Mucho se ha hecho esperar Benito Zambrano para volver a las pantallas, y para hacerlo, ocho años después de La voz dormida, vuelve a la postguerra inmediata de la España franquista, desolada, herida, árida y cruda, donde no se vive, se sobrevive y a duras penas. Y para mostrar aquel pasado desgarrador, desde la perspectiva humana, no ideológica, elije una fórmula híbrida de cuento moral en clave de western ibérico, o viceversa. Un relato devastador sin apenas diálogos ni acción, donde es la intensidad emocional la que marca el ritmo e impone el tono, sin concesiones y con un mínimo resquicio de esperanza filmado a la antigua usanza johnfordiana, a contraluz del crepúsculo, a caballo, camino de un horizonte incierto tras sobrevivir a un día más en el infierno cotidiano de un país sin nada.
Para un desafío narrativo como éste, que descarga además buena parte de su peso dramático en un actor infantil, Zambrano apuesta sobre seguro, y le cede los mandos a un colosal Luis Tosar, siempre sobrio y sólido, capaz de insuflar ternura a la tosquedad de su personaje, cordura a la sinrazón de la desesperación, y la mesura necesaria al relato para que resulte más ejemplarizante que maniqueo, aunque la pura lógica dramática incline sin dudas la balanza de nuestras simpatías.
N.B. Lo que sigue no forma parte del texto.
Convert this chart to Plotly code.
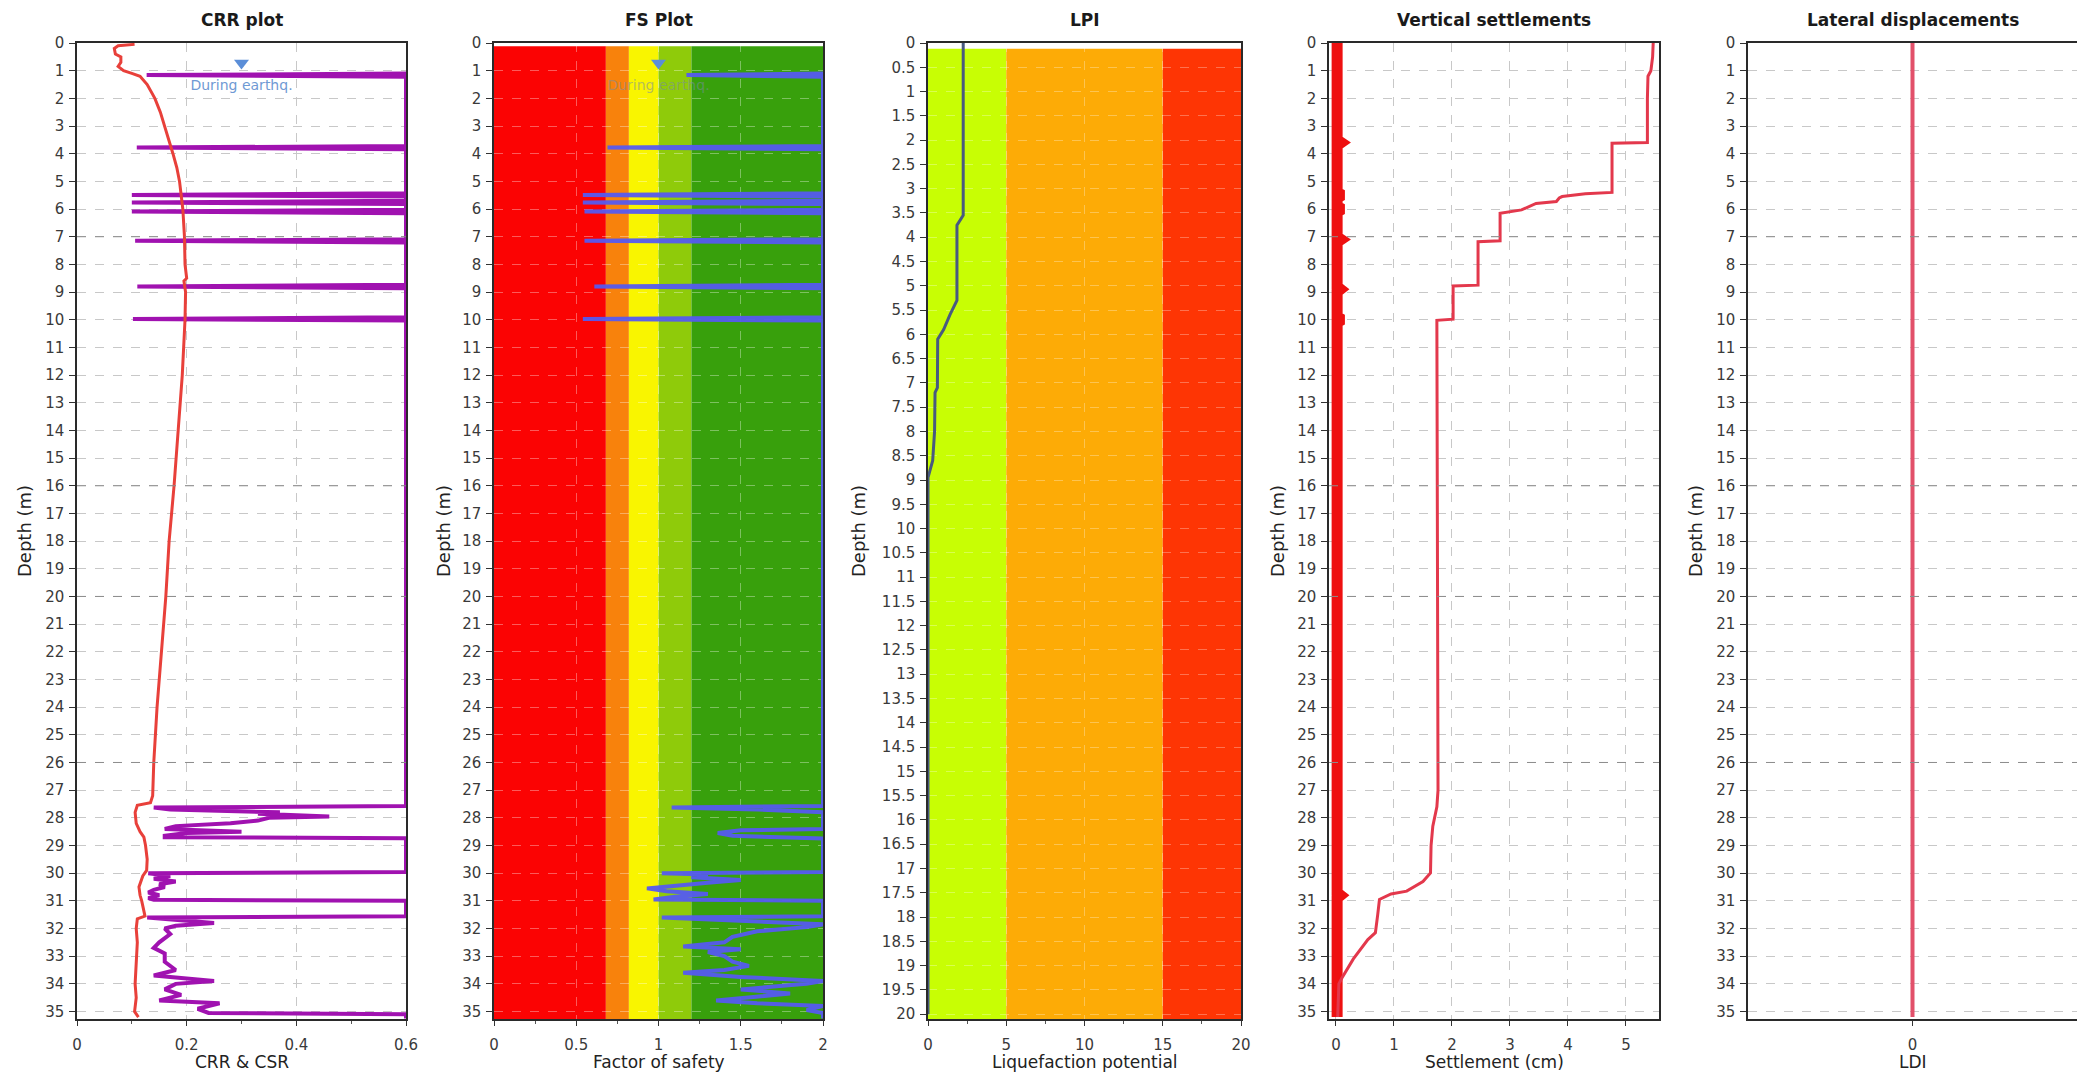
import plotly.graph_objects as go

W, H = 2085, 1082          # browser window
OFF = 8                    # default body margin of the html page
FW, FH = W - 2 * OFF, H - 2 * OFF
FONT = "DejaVu Sans"

# ---------------- data ----------------
panel_titles = ["CRR plot", "FS Plot", "LPI", "Vertical settlements", "Lateral displacements"]
x_titles = ["CRR & CSR", "Factor of safety", "Liquefaction potential", "Settlement (cm)", "LDI"]
depth_title = "Depth (m)"

# CSR (red) in CRR plot
csr_depth = [0.05, 0.1, 0.2, 0.4, 0.5, 0.7, 0.85, 1.0, 1.1, 1.2, 1.5, 2.0, 2.5, 3.0, 3.5, 4.0, 4.5,
             5.0, 5.5, 6.0, 7.0, 8.0, 8.5, 8.6, 9.0, 10.0, 12.0, 14.0, 16.0, 18.0, 20.0, 22.0, 24.0,
             26.0, 27.2, 27.45, 27.55, 27.8, 28.2, 28.5, 28.7, 29.0, 29.5, 29.9, 30.1, 30.5, 30.8,
             31.0, 31.3, 31.55, 31.65, 32.0, 32.5, 33.0, 33.5, 34.0, 34.5, 35.0, 35.2]
csr_value = [0.105, 0.075, 0.068, 0.07, 0.08, 0.08, 0.075, 0.085, 0.1, 0.115, 0.128, 0.142, 0.152,
             0.16, 0.168, 0.175, 0.182, 0.187, 0.19, 0.193, 0.196, 0.197, 0.2, 0.195, 0.198, 0.197,
             0.192, 0.185, 0.177, 0.168, 0.162, 0.154, 0.146, 0.14, 0.138, 0.134, 0.11, 0.106, 0.108,
             0.115, 0.122, 0.125, 0.128, 0.127, 0.12, 0.113, 0.115, 0.118, 0.122, 0.124, 0.11, 0.108,
             0.11, 0.109, 0.107, 0.106, 0.108, 0.105, 0.112]

# CRR (purple), clipped at the right edge of the axis
crr_depth = [1.1, 1.16, 1.22, 3.72, 3.78, 3.84, 5.43, 5.49, 5.55, 5.70, 5.76, 5.82, 6.03, 6.09,
             6.15, 7.09, 7.15, 7.21, 8.74, 8.8, 8.86, 9.91, 9.97, 10.03, 27.57, 27.63, 27.7,
             27.75, 27.8, 27.85, 27.95, 28.0, 28.1, 28.2, 28.3, 28.4, 28.5, 28.55, 28.65, 28.7,
             28.74, 29.96, 30.0, 30.1, 30.2, 30.3, 30.4, 30.5, 30.6, 30.7, 30.8, 30.9, 30.96,
             31.0, 31.56, 31.6, 31.7, 31.8, 31.9, 32.0, 32.2, 32.5, 32.7, 32.9, 33.2, 33.5, 33.7,
             33.9, 34.0, 34.2, 34.4, 34.6, 34.7, 34.9, 35.05, 35.1, 35.25]
crr_value = [0.6, 0.127, 0.6, 0.6, 0.109, 0.6, 0.6, 0.10, 0.6, 0.6, 0.10, 0.6, 0.6, 0.10, 0.6,
             0.6, 0.106, 0.6, 0.6, 0.11, 0.6, 0.6, 0.102, 0.6, 0.6, 0.14, 0.17, 0.28, 0.37, 0.33,
             0.46, 0.35, 0.33, 0.28, 0.18, 0.16, 0.30, 0.2, 0.16, 0.16, 0.6, 0.6, 0.13, 0.17,
             0.14, 0.18, 0.15, 0.16, 0.14, 0.13, 0.15, 0.13, 0.14, 0.6, 0.6, 0.128, 0.2, 0.25,
             0.18, 0.16, 0.17, 0.15, 0.14, 0.16, 0.16, 0.18, 0.14, 0.25, 0.18, 0.16, 0.19, 0.15,
             0.26, 0.22, 0.24, 0.6, 0.6]

# Factor of safety (blue), clipped at 2
fs_depth = [1.1, 1.16, 1.22, 3.72, 3.78, 3.84, 5.43, 5.49, 5.55, 5.70, 5.76, 5.82, 6.03, 6.09,
            6.15, 7.09, 7.15, 7.21, 8.74, 8.8, 8.86, 9.91, 9.97, 10.03, 27.57, 27.63, 27.7, 27.8,
            28.4, 28.45, 28.55, 28.65, 28.75, 29.96, 30.0, 30.05, 30.15, 30.25, 30.35, 30.45,
            30.55, 30.65, 30.75, 30.85, 30.95, 31.0, 31.56, 31.6, 31.65, 31.75, 31.85, 31.95,
            32.1, 32.3, 32.5, 32.65, 32.75, 32.85, 33.0, 33.2, 33.35, 33.5, 33.6, 33.75, 33.9,
            34.0, 34.1, 34.2, 34.35, 34.45, 34.6, 34.7, 34.8, 34.95, 35.05, 35.25]
fs_value = [2, 1.17, 2, 2, 0.69, 2, 2, 0.54, 2, 2, 0.54, 2, 2, 0.55, 2, 2, 0.55, 2, 2, 0.61, 2,
            2, 0.54, 2, 2, 1.08, 1.6, 2, 2, 1.5, 1.36, 1.45, 2, 2, 1.02, 1.3, 1.2, 1.5, 1.3, 1.1,
            0.93, 1.05, 1.3, 1.1, 0.97, 2, 2, 1.02, 1.2, 1.6, 2.0, 1.9, 1.6, 1.45, 1.4, 1.15, 1.5,
            1.3, 1.4, 1.45, 1.55, 1.4, 1.15, 1.5, 2.0, 1.9, 1.7, 1.5, 1.8, 1.6, 1.35, 1.6, 2.0,
            1.9, 2.0, 2.0]
fs_band_edges = [0, 0.68, 0.82, 1.0, 1.2, 2.0]
fs_band_colors = ["#fb0303", "#f8820c", "#f9f500", "#8fcb0a", "#38a00c"]
band_top_depth = 0.12

# LPI
lpi_depth = [0.0, 3.55, 3.75, 5.3, 5.6, 5.9, 6.1, 7.1, 7.2, 8.0, 8.6, 8.95, 20.0]
lpi_value = [2.25, 2.25, 1.85, 1.85, 1.4, 1.0, 0.62, 0.6, 0.45, 0.42, 0.3, 0.0, 0.0]
lpi_band_edges = [0, 5, 15, 20]
lpi_band_colors = ["#c8fe04", "#fdab06", "#fe3504"]

# Vertical settlements (cumulative)
settle_depth = [0.0, 0.5, 1.0, 1.2, 2.0, 3.6, 3.62, 4.5, 5.4, 5.45, 5.55, 5.6, 5.73, 5.8, 5.85,
                6.0, 6.03, 6.15, 7.15, 7.18, 8.75, 8.78, 9.98, 10.02, 20.0, 27.0, 27.6, 28.3,
                29.0, 29.99, 30.3, 30.65, 30.75, 30.95, 31.5, 32.15, 32.4, 33.1, 33.8, 34.0, 35.2]
settle_value = [5.47, 5.46, 5.43, 5.38, 5.37, 5.37, 4.76, 4.76, 4.76, 4.3, 3.9, 3.85, 3.8, 3.45,
                3.4, 3.25, 3.2, 2.83, 2.83, 2.45, 2.45, 2.02, 2.02, 1.74, 1.75, 1.76, 1.74, 1.67,
                1.64, 1.63, 1.5, 1.22, 0.95, 0.75, 0.72, 0.68, 0.55, 0.3, 0.1, 0.05, 0.03]
# incremental settlement per layer
dsettle_depth = [0, 3.5, 3.6, 3.7, 5.4, 5.5, 5.6, 5.9, 6.0, 6.1, 7.0, 7.1, 7.2, 8.8, 8.9, 9.0,
                 9.9, 10.0, 10.1, 30.7, 30.8, 30.9, 35.2]
dsettle_value = [0.02, 0.02, 0.09, 0.02, 0.02, 0.11, 0.02, 0.02, 0.11, 0.02, 0.02, 0.09, 0.02,
                 0.02, 0.08, 0.02, 0.02, 0.11, 0.02, 0.02, 0.08, 0.02, 0.02]

# Lateral displacements
ldi_depth = [0.0, 35.2]
ldi_value = [0.0, 0.0]

# Water table marker
gwt_depth = 0.72
gwt_label_depth = 1.57
gwt_label = "During earthq."
gwt_x_crr = 0.3
gwt_x_fs = 1.0

layer_depths = [7, 16, 20, 26]

for a, b in [(csr_depth, csr_value), (crr_depth, crr_value), (fs_depth, fs_value),
             (lpi_depth, lpi_value), (settle_depth, settle_value), (dsettle_depth, dsettle_value)]:
    assert len(a) == len(b), (len(a), len(b))

# ---------------- layout geometry (window pixels) ----------------
panels_px = [(77, 406), (494, 823), (928, 1241), (1329, 1659), (1748, 2077)]
plot_top_px, plot_bot_px = 43, 1019


def px(xp):
    return (xp - OFF) / FW


def py(yp):
    return 1 - (yp - OFF) / FH


ydom = [py(plot_bot_px), py(plot_top_px)]

x_ranges = [[0, 0.6], [0, 2], [0, 20], [-0.12, 5.57], [-1, 1]]
y_ranges = [[35.27, 0], [35.27, 0], [20.1, 0], [35.27, 0], [35.27, 0]]

fig = go.Figure()


def ax(i):
    return ("x" if i == 0 else f"x{i+1}"), ("y" if i == 0 else f"y{i+1}")


# CRR panel
fig.add_trace(go.Scatter(x=crr_value, y=crr_depth, mode="lines",
                         line=dict(color="#a012b0", width=4), xaxis="x", yaxis="y"))
fig.add_trace(go.Scatter(x=csr_value, y=csr_depth, mode="lines",
                         line=dict(color="#e8403a", width=3), xaxis="x", yaxis="y"))
# FS panel
fig.add_trace(go.Scatter(x=fs_value, y=fs_depth, mode="lines",
                         line=dict(color="rgba(85,90,240,0.95)", width=4), xaxis="x2", yaxis="y2"))
# LPI
fig.add_trace(go.Scatter(x=lpi_value, y=lpi_depth, mode="lines",
                         line=dict(color="#485a80", width=3), xaxis="x3", yaxis="y3"))
# Settlements
fig.add_trace(go.Scatter(x=dsettle_value, y=dsettle_depth, mode="lines",
                         line=dict(color="#ee1010", width=11), xaxis="x4", yaxis="y4"))
fig.add_trace(go.Scatter(x=settle_value, y=settle_depth, mode="lines",
                         line=dict(color="#e3384c", width=3), xaxis="x4", yaxis="y4"))
# LDI
fig.add_trace(go.Scatter(x=ldi_value, y=ldi_depth, mode="lines",
                         line=dict(color="#e2506a", width=4), xaxis="x5", yaxis="y5"))

# water table markers
for xa, ya, xv in [("x", "y", gwt_x_crr), ("x2", "y2", gwt_x_fs)]:
    fig.add_trace(go.Scatter(x=[xv], y=[gwt_depth], mode="markers",
                             marker=dict(symbol="triangle-down", size=13, color="#5b8ed8"),
                             xaxis=xa, yaxis=ya))
fig.add_trace(go.Scatter(x=[gwt_x_crr], y=[gwt_label_depth], mode="text", text=[gwt_label],
                         textfont=dict(color="#6f9ad4", size=14, family=FONT),
                         xaxis="x", yaxis="y"))
fig.add_trace(go.Scatter(x=[gwt_x_fs], y=[gwt_label_depth], mode="text", text=[gwt_label],
                         textfont=dict(color="rgba(120,140,160,0.55)", size=14, family=FONT),
                         xaxis="x2", yaxis="y2"))

shapes = []
for edges, colors, xa, ya, ymax in [(fs_band_edges, fs_band_colors, "x2", "y2", 35.27),
                                    (lpi_band_edges, lpi_band_colors, "x3", "y3", 20.1)]:
    for k, c in enumerate(colors):
        shapes.append(dict(type="rect", xref=xa, yref=ya, x0=edges[k], x1=edges[k + 1],
                           y0=band_top_depth, y1=ymax, fillcolor=c, line=dict(width=0),
                           layer="below"))
for i in [0, 3, 4]:
    xa, ya = ax(i)
    for d in layer_depths:
        shapes.append(dict(type="line", xref=f"{xa} domain", yref=ya, x0=0, x1=1, y0=d, y1=d,
                           line=dict(color="#8c8c8c", width=1, dash="dash"), layer="above"))

tickfont = dict(size=15, color="#3a3a3a", family=FONT)
layout = dict(width=FW, height=FH, margin=dict(l=0, r=0, t=0, b=0, autoexpand=False),
              paper_bgcolor="white", plot_bgcolor="white", showlegend=False,
              font=dict(family=FONT), shapes=shapes)

x_ticks = [
    dict(tickvals=[0, 0.2, 0.4, 0.6], ticktext=["0", "0.2", "0.4", "0.6"],
         minor=dict(tickvals=[0.1, 0.3, 0.5], ticks="outside", ticklen=3, tickcolor="#555")),
    dict(tickvals=[0, 0.5, 1, 1.5, 2], ticktext=["0", "0.5", "1", "1.5", "2"],
         minor=dict(tickvals=[0.25, 0.75, 1.25, 1.75], ticks="outside", ticklen=3, tickcolor="#555")),
    dict(tickvals=[0, 5, 10, 15, 20], ticktext=["0", "5", "10", "15", "20"],
         minor=dict(tickvals=[2.5, 7.5, 12.5, 17.5], ticks="outside", ticklen=3, tickcolor="#555")),
    dict(tickvals=[0, 1, 2, 3, 4, 5], ticktext=["0", "1", "2", "3", "4", "5"]),
    dict(tickvals=[0], ticktext=["0"]),
]
grid_colors = ["#c8c8c8", "rgba(255,255,255,0.35)", "rgba(255,255,255,0.3)", "#c8c8c8", "#c8c8c8"]

for i, (l, r) in enumerate(panels_px):
    xa, ya = ax(i)
    xkey = "xaxis" if i == 0 else f"xaxis{i+1}"
    ykey = "yaxis" if i == 0 else f"yaxis{i+1}"
    xd = dict(domain=[px(l), px(r)], anchor=ya, range=x_ranges[i], showline=True,
              linecolor="#2a2a2a", linewidth=1.5, mirror=True, ticks="outside", ticklen=5,
              tickcolor="#333", tickfont=tickfont, showgrid=(i != 4), gridcolor=grid_colors[i],
              griddash="dash", gridwidth=1, zeroline=False, ticklabelstandoff=6,
              tickmode="array", automargin=False)
    xd.update(x_ticks[i])
    layout[xkey] = xd
    if i == 2:
        yt = dict(tick0=0, dtick=0.5)
    else:
        yt = dict(tick0=0, dtick=1)
    yd = dict(domain=ydom, anchor=xa, range=y_ranges[i], showline=True, linecolor="#2a2a2a",
              linewidth=1.5, mirror=True, ticks="outside", ticklen=6, tickcolor="#333",
              tickfont=tickfont, showgrid=True, gridcolor=grid_colors[i], griddash="dash",
              gridwidth=1, zeroline=False, tickmode="linear", ticklabelstandoff=2,
              automargin=False)
    yd.update(yt)
    layout[ykey] = yd

annotations = []
ytitle_offsets = [53, 51, 70, 52, 53]
for i, (l, r) in enumerate(panels_px):
    cx = px((l + r) / 2)
    annotations.append(dict(text=f"<b>{panel_titles[i]}</b>", x=cx, y=py(20), xref="paper",
                            yref="paper", showarrow=False, xanchor="center", yanchor="middle",
                            font=dict(size=17, color="#1a1a1a", family=FONT)))
    annotations.append(dict(text=x_titles[i], x=cx, y=py(H - OFF - 1), xref="paper",
                            yref="paper", showarrow=False, xanchor="center", yanchor="bottom",
                            borderpad=0, font=dict(size=17, color="#222", family=FONT)))
    annotations.append(dict(text=depth_title, x=px(l - ytitle_offsets[i]),
                            y=py((plot_top_px + plot_bot_px) / 2), xref="paper",
                            yref="paper", showarrow=False, xanchor="center", yanchor="middle",
                            textangle=-90, font=dict(size=18, color="#222", family=FONT)))
layout["annotations"] = annotations

fig.update_layout(**layout)
fig.write_html("out.html")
Intemperie es una película necesariamente lenta, una polvorienta road movie que avanza a pie, una persecución más dramática que vertiginosa, donde el corazón duele más que las extremidades. No hay acción, pero tampoco descanso. La injusticia puede ser extenuante, y así lo vivirá el sobrecogido espectador que sorprendentemente, y sin saber muy bien cómo, establecerá conexiones con un presente que tampoco resulta demasiado halagüeño.